The walls and the doorframes are made of chatoyant marble. Blue and green contrasts with the salmon pink of the wall plaster. The top part of the wall, which meets the ceiling, forms a dark brown, wooden frieze with golden ornamentation. Above this is the coffered ceiling made of larch wood with heavy beams.
Special mention should be made of the six precious Gobelin tapestries and the fireplace. In the centre of each gable end is a wall-length Gobelin tapestry on the themes of »spring« and »autumn«. Surrounded by birds, fish and plants, the spring tapestry depicts a nude young woman as a »nymph«. Her gaze rests on a chaffinch in her hand. In the autumn tapestry, a young hunter sits on a rock. The scene here is also dominated by local animals and plants. The workman Jakob Kössler posed as a model for the figure of the hunter whose photograph Attenhuber had taken dressed in an alpine hunting costume. The corners of the room are each accentuated by a wrought-iron, four-flame standing candelabra on a wooden pedestal.

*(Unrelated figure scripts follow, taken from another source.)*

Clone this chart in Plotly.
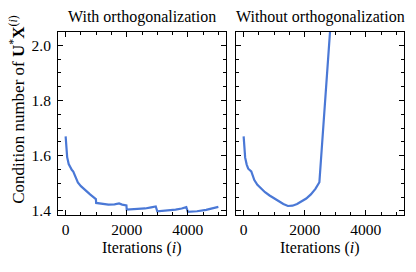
import plotly.graph_objects as go

# With orthogonalization
with_x = [0, 25, 50, 100, 150, 200, 250, 300, 350, 400, 500, 600, 700, 800, 900, 990,
          1000, 1200, 1400, 1600, 1750, 1850, 1990,
          2000, 2300, 2600, 2800, 2950,
          3000, 3300, 3600, 3800, 3950,
          4000, 4300, 4600, 4800, 5000]
with_y = [1.670, 1.620, 1.595, 1.570, 1.556, 1.549, 1.543, 1.528, 1.515, 1.503, 1.490, 1.479, 1.469, 1.460, 1.451, 1.443,
          1.429, 1.425, 1.423, 1.424, 1.427, 1.423, 1.420,
          1.405, 1.406, 1.409, 1.413, 1.416,
          1.399, 1.401, 1.405, 1.409, 1.414,
          1.397, 1.399, 1.404, 1.409, 1.415]

# Without orthogonalization
without_x = [0, 25, 50, 100, 150, 250, 300, 350, 450, 550, 700, 850, 1000, 1150, 1300, 1450,
             1600, 1750, 1900, 2050, 2200, 2350, 2480, 2540, 2600, 2700, 2800, 2900, 3000]
without_y = [1.670, 1.620, 1.593, 1.568, 1.553, 1.543, 1.530, 1.512, 1.495, 1.483, 1.468, 1.456, 1.445, 1.435, 1.425, 1.418,
             1.419, 1.425, 1.434, 1.445, 1.460, 1.480, 1.504, 1.605, 1.670, 1.855, 2.005, 2.160, 2.330]

titles = ["With orthogonalization", "Without orthogonalization"]
x_ticks = [0, 2000, 4000]
y_ticks = [1.4, 1.6, 1.8, 2.0]

FONT = "Liberation Serif"
LINE = "#4a78d6"
W, H = 416, 272


def px_x(p):
    return p / W


def px_y(p):
    return 1 - p / H


fig = go.Figure()
fig.add_trace(go.Scatter(x=with_x, y=with_y, mode="lines", xaxis="x", yaxis="y",
                         line=dict(color=LINE, width=2.2), showlegend=False))
fig.add_trace(go.Scatter(x=without_x, y=without_y, mode="lines", xaxis="x2", yaxis="y2",
                         line=dict(color=LINE, width=2.2), showlegend=False))

common = dict(
    showline=True, linecolor="black", linewidth=1, mirror="allticks",
    ticks="inside", ticklen=5, tickwidth=1, tickcolor="black",
    showgrid=False, zeroline=False,
    tickfont=dict(family=FONT, size=15.5, color="black"),
)
xminor = dict(ticks="inside", dtick=500, tick0=0, ticklen=3, tickwidth=1, tickcolor="black", showgrid=False)
yminor = dict(ticks="inside", dtick=0.05, tick0=1.4, ticklen=3, tickwidth=1, tickcolor="black", showgrid=False)
ydom = [px_y(218.3), px_y(32)]

fig.update_layout(
    width=W, height=H,
    margin=dict(l=0, r=0, t=0, b=0),
    plot_bgcolor="white", paper_bgcolor="white",
    xaxis=dict(common, domain=[px_x(58), px_x(226)], anchor="y", range=[-250, 5250],
               tickvals=x_ticks, minor=xminor),
    xaxis2=dict(common, domain=[px_x(236), px_x(404)], anchor="y2", range=[-250, 5250],
                tickvals=x_ticks, minor=xminor),
    yaxis=dict(common, domain=ydom, anchor="x", range=[1.385, 2.05],
               tickvals=y_ticks, tickformat=".1f", minor=yminor, ticklabelstandoff=3),
    yaxis2=dict(common, domain=ydom, anchor="x2", range=[1.385, 2.05],
                tickvals=y_ticks, showticklabels=False, minor=yminor),
)

for i, t in enumerate(titles):
    cx = (58 + 226) / 2 if i == 0 else (236 + 404) / 2
    fig.add_annotation(text=t, x=px_x(cx), y=px_y(17.5), xref="paper", yref="paper",
                       showarrow=False, xanchor="center", yanchor="middle",
                       font=dict(family=FONT, size=16, color="black"))
    fig.add_annotation(text="Iterations (<i>i</i>)", x=px_x(cx), y=px_y(252), xref="paper", yref="paper",
                       showarrow=False, xanchor="center", yanchor="middle",
                       font=dict(family=FONT, size=16, color="black"))

fig.add_annotation(text="Condition number of <b>U</b><sup>*</sup><b>X</b><sup>(<i>i</i>)</sup>",
                   x=px_x(17.5), y=px_y(111), xref="paper", yref="paper", textangle=-90,
                   showarrow=False, xanchor="center", yanchor="middle",
                   font=dict(family=FONT, size=17, color="black"))

fig.write_html("out.html", config={"displayModeBar": False},
               post_script="document.body.style.margin='0';document.body.style.overflow='hidden';")
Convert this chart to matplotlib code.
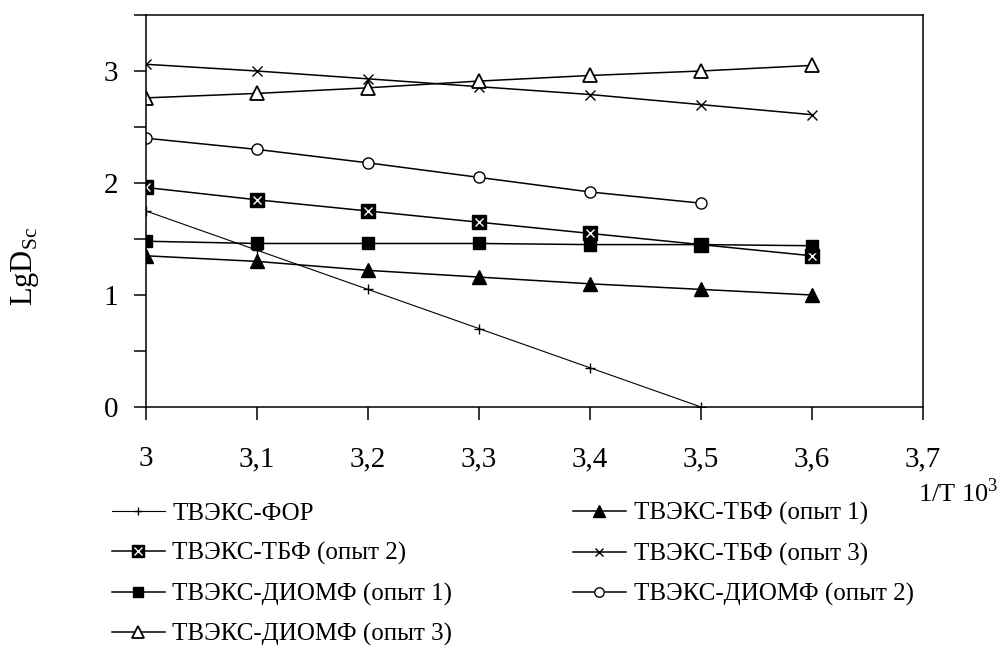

The substantial, open fireplace of limestone with the coat-of-arms tapestry above the ledge is the centrepiece of the Dining Hall. The Gobelin tapestry is adorned with the ducal coat of arms of the House of Wittelsbach (white and blue rhombuses and golden lions on a black background), as well as Luitpold's motto »Mit der Zeit« (»With the times«). All of the castle's Gobelins were made by the Nymphenburg Tapestry Manufactory until 1946. The daylight coming in at different angles changes the appearance of the valuable tapestries; silk, wool and cotton shimmer in various degrees of intensity and create different moods. The artist Friedrich Attenhuber devoted a great deal of creativity to the designs of the tapestries. It was his task to assess the quality of the Gobelin Manufactory in Munich commissioned with producing the designs. The Duke clearly reminded Attenhuber of his responsibility in a letter dated 7 January 1922: »I only placed the order with the tapestry manufactory under the condition that you oversee the work after I have sent them the design. It is therefore your duty, illustrious master, to ensure that I have not wasted hundreds of thousands for rubbish.«
In 1946, the last two quadratic Gobelin tapestries were completed on the south wall above the windows. The works »Three birds with larch branch« on the right-hand side and »Three birds with fir branch« stand out owing to their true-to-detail, realistic depiction.